1986 Bill Gates Interview
Chanced upon a Bill Gates interview back in 1986. It’s very interesting to see his view points on various things - from programming/programmers to mathematics to CD ROM. Bill Gates has suggested a few technologies to come to the fore front; a few have succeeded, a lot haven’t.
Original interview: http://programmersatwork.wordpress.com/bill-gates-1986/
Excerpts (more of notes to self than anything else):
Great programmers are critical to create software products. But we don’t believe in a prima donna approach, where just because somebody’s good we let him not comment his code, or not communicate with other people, or impose his beliefs on everyone else.
At certain levels we’ve got business managers, but we don’t have non-programmers really managing programming projects.
… but I think you’d find that the programmers who sit down and code at the beginning are only using that as a scratch pad. It’s what’s going on in their heads that’s most important.
Little inefficiencies can slip into the program along the way, and if you want to really feel good about it, you’ve got to maintain the thought that you’re not going to let that stuff creep in. …. I’d go back and recode other people’s sections of code, without making any dramatic improvement. That bothers people when you go in and do that, but sometimes you just feel like you have to do it.
Some people just jump in and start coding, and others think it all through before they sit down, but I think you’d find that the programmers who sit down and code at the beginning are only using that as a scratch pad. It’s what’s going on in their heads that’s most important.
Well, first of all, the programming team has got to be made up of people who respect each other, because the work is really intimate; it’s like being in the same play together. So much judgment and creativity goes into a programming project. Some of the great programmers can’t work on teams; they just like to work on their own. But I think there’s an element of greatness that comes in learning how to work with other people and teach them.
Things have changed from what used to be the case with BASIC but high level languages haven’t really gone any far on this one:
Software tools are getting so much better. It is possible that we will eventually be able to take just specifications and a description of what the machine is efficient at, and then have some super high-level compiler do a lot of the work that programmers do now.
Its like people who play cress. When you’re really into playing chess, it’s easy to memorize every move in ten chess games, because you’re involved in it. Other people look at that recall in chess players, or in programmers, and they think it’s like some freak show. But it’s completely natural.
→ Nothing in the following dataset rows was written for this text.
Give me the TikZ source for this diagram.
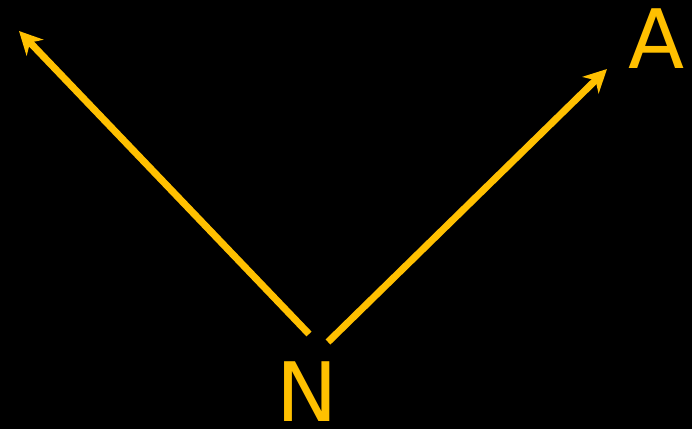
\documentclass[tikz,border=0pt]{standalone}
\usepackage{fontspec}
\setmainfont{DejaVu Sans}
\usetikzlibrary{arrows.meta}
\definecolor{gold}{HTML}{FFC000}
\begin{document}
\begin{tikzpicture}[x=1pt,y=-1pt,
  lbl/.style={text=gold,font=\fontsize{82}{82}\selectfont,inner sep=0pt,anchor=base},
  arr/.style={draw=gold,line width=7pt,-{Stealth[length=23pt,width=23pt,inset=7pt]}}]
\fill[black] (0,0) rectangle (692,429);
\useasboundingbox (0,0) rectangle (692,429);
\node[lbl] (A) at (657,68) {A};
\node[lbl] (N) at (307.5,421) {N};
\coordinate (s1) at (309,334);
\coordinate (t1) at (19,31);
\coordinate (s2) at (328,342);
\coordinate (t2) at (607,69);
\draw[arr] (s1) -- (t1);
\draw[arr] (s2) -- (t2);
\end{tikzpicture}
\end{document}
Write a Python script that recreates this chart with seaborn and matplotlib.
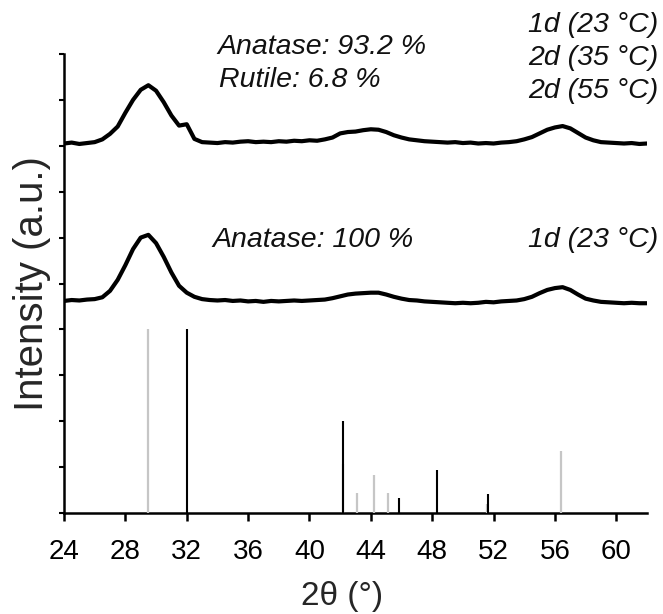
import matplotlib
matplotlib.use("Agg")
import matplotlib.pyplot as plt
import seaborn as sns
import numpy as np
import pandas as pd

# ---- data ----
two_theta = [24.0 + 0.5 * i for i in range(77)]  # 24.0 ... 62.0 grid of read positions

upper_pattern = [  # 1d (23 °C) + 2d (35 °C) + 2d (55 °C)
    8.05, 8.07, 8.04, 8.06, 8.08, 8.14, 8.26, 8.42, 8.72, 9.00,
    9.22, 9.32, 9.20, 8.95, 8.66, 8.44, 8.47, 8.15, 8.08, 8.07,
    8.06, 8.08, 8.07, 8.09, 8.10, 8.08, 8.09, 8.08, 8.10, 8.09,
    8.11, 8.10, 8.12, 8.11, 8.14, 8.18, 8.27, 8.30, 8.31, 8.34,
    8.36, 8.35, 8.30, 8.23, 8.18, 8.14, 8.12, 8.10, 8.09, 8.08,
    8.07, 8.08, 8.06, 8.07, 8.05, 8.06, 8.05, 8.07, 8.08, 8.10,
    8.14, 8.19, 8.27, 8.35, 8.40, 8.43, 8.38, 8.28, 8.18, 8.12,
    8.08, 8.07, 8.06, 8.05, 8.06, 8.04, 8.05,
]

lower_pattern = [  # 1d (23 °C)
    4.62, 4.64, 4.63, 4.65, 4.66, 4.70, 4.84, 5.08, 5.40, 5.75,
    6.00, 6.06, 5.88, 5.58, 5.24, 4.95, 4.80, 4.71, 4.66, 4.64,
    4.63, 4.64, 4.62, 4.63, 4.61, 4.62, 4.60, 4.62, 4.61, 4.62,
    4.63, 4.62, 4.63, 4.64, 4.65, 4.68, 4.72, 4.76, 4.78, 4.79,
    4.80, 4.80, 4.76, 4.71, 4.67, 4.64, 4.63, 4.61, 4.60, 4.59,
    4.58, 4.57, 4.58, 4.57, 4.58, 4.60, 4.59, 4.61, 4.62, 4.63,
    4.66, 4.71, 4.79, 4.86, 4.90, 4.92, 4.86, 4.76, 4.67, 4.63,
    4.60, 4.59, 4.58, 4.57, 4.58, 4.57, 4.57,
]

anatase_pos = [29.5, 42.2, 43.1, 44.2, 45.1, 51.6, 56.4]
anatase_int = [4.0, 1.07, 0.43, 0.83, 0.43, 0.20, 1.34]

rutile_pos = [32.0, 42.2, 45.85, 48.3, 51.65]
rutile_int = [4.0, 2.01, 0.33, 0.94, 0.41]

x_ticks = [24, 28, 32, 36, 40, 44, 48, 52, 56, 60]

# ---- figure ----
sns.set_style("ticks")
plt.rcParams["font.family"] = ["Liberation Sans", "DejaVu Sans"]

fig = plt.figure(figsize=(6.63, 6.14), dpi=100)
ax = fig.add_axes([64 / 663, 1 - 513 / 614, (647 - 64) / 663, (513 - 54) / 614])

df = pd.DataFrame({
    "two_theta": two_theta * 2,
    "intensity": upper_pattern + lower_pattern,
    "sample": ["upper"] * len(two_theta) + ["lower"] * len(two_theta),
})
sns.lineplot(data=df, x="two_theta", y="intensity", units="sample",
             estimator=None, color="black", lw=3.0, sort=False, ax=ax)

ax.vlines(anatase_pos, 0, anatase_int, colors="#c6c6c6", lw=1.6, zorder=3)
ax.vlines(rutile_pos, 0, rutile_int, colors="black", lw=1.5, zorder=4)

ax.set_xlim(24, 62)
ax.set_ylim(0, 10)
ax.set_xticks(x_ticks)
ax.set_yticks(range(0, 11))
ax.set_yticklabels([])
ax.tick_params(axis="x", direction="out", length=6, width=1.8, labelsize=20, pad=13, colors="black")
ax.tick_params(axis="y", direction="out", length=3.5, width=1.5, colors="black")
for s in ["top", "right"]:
    ax.spines[s].set_visible(False)
for s in ["left", "bottom"]:
    ax.spines[s].set_linewidth(1.8)
    ax.spines[s].set_color("black")

ax.set_xlabel("2θ (°)", fontsize=24)
ax.xaxis.set_label_coords((342 - 64) / 583, -68 / 459)
ax.set_ylabel("Intensity (a.u.)", fontsize=29, labelpad=2)

tkw = dict(fontsize=20.5, style="italic", color="#111111", clip_on=False)
ax.text(34.0, 10.0, "Anatase: 93.2 %", ha="left", va="baseline", **tkw)
ax.text(34.1, 9.28, "Rutile: 6.8 %", ha="left", va="baseline", **tkw)
ax.text(62.72, 10.48, "1d (23 °C)", ha="right", va="baseline", **tkw)
ax.text(62.72, 9.76, "2d (35 °C)", ha="right", va="baseline", **tkw)
ax.text(62.72, 9.04, "2d (55 °C)", ha="right", va="baseline", **tkw)
ax.text(33.7, 5.80, "Anatase: 100 %", ha="left", va="baseline", **tkw)
ax.text(62.72, 5.80, "1d (23 °C)", ha="right", va="baseline", **tkw)

fig.savefig("out.png", dpi=100)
I still think that one of the finest tests of programming ability is to hand the programmer about 30 pages of code and see how quickly he can read through and understand it.
INTERVIEWER: Is studying computer science the best way to prepare to be a programmer?
GATES: No, the best way to prepare is to write programs, and to study great programs that other people have written. In my case, I went to the garbage cans at the Computer Science Center and I fished out listings of their operating system.
If you ever talk to a great programmer, you’ll find he knows his tools like an artist knows his paintbrushes.
I doubt this ever took off to such a large scale. I keep hearing one or two people talk about rule-based programming but that’s about it:
What’s going to really be different is rule-based programming. It’s different, because instead of just writing the program and saying: “If this happens, do this and if this happens, do this,” which is the way programs work now, you’ll write rules, and then you have this little reasoning engine that looks at the current set of facts and the rules. Then it tries to derive new facts and act appropriately.
This is the master piece:
Our goals are very simple. We’re going to create the software that puts a computer on every desk and in every home.
And then there’s a whole lot of discussion about CD ROM - funny to read it now.
We really believe we’re going to have CD ROM machines in every car and in every house. And when you go to a new area of the country, you’re going to stick that little disk in there and pan around and have it show you routes, and have it tell you about points of interest.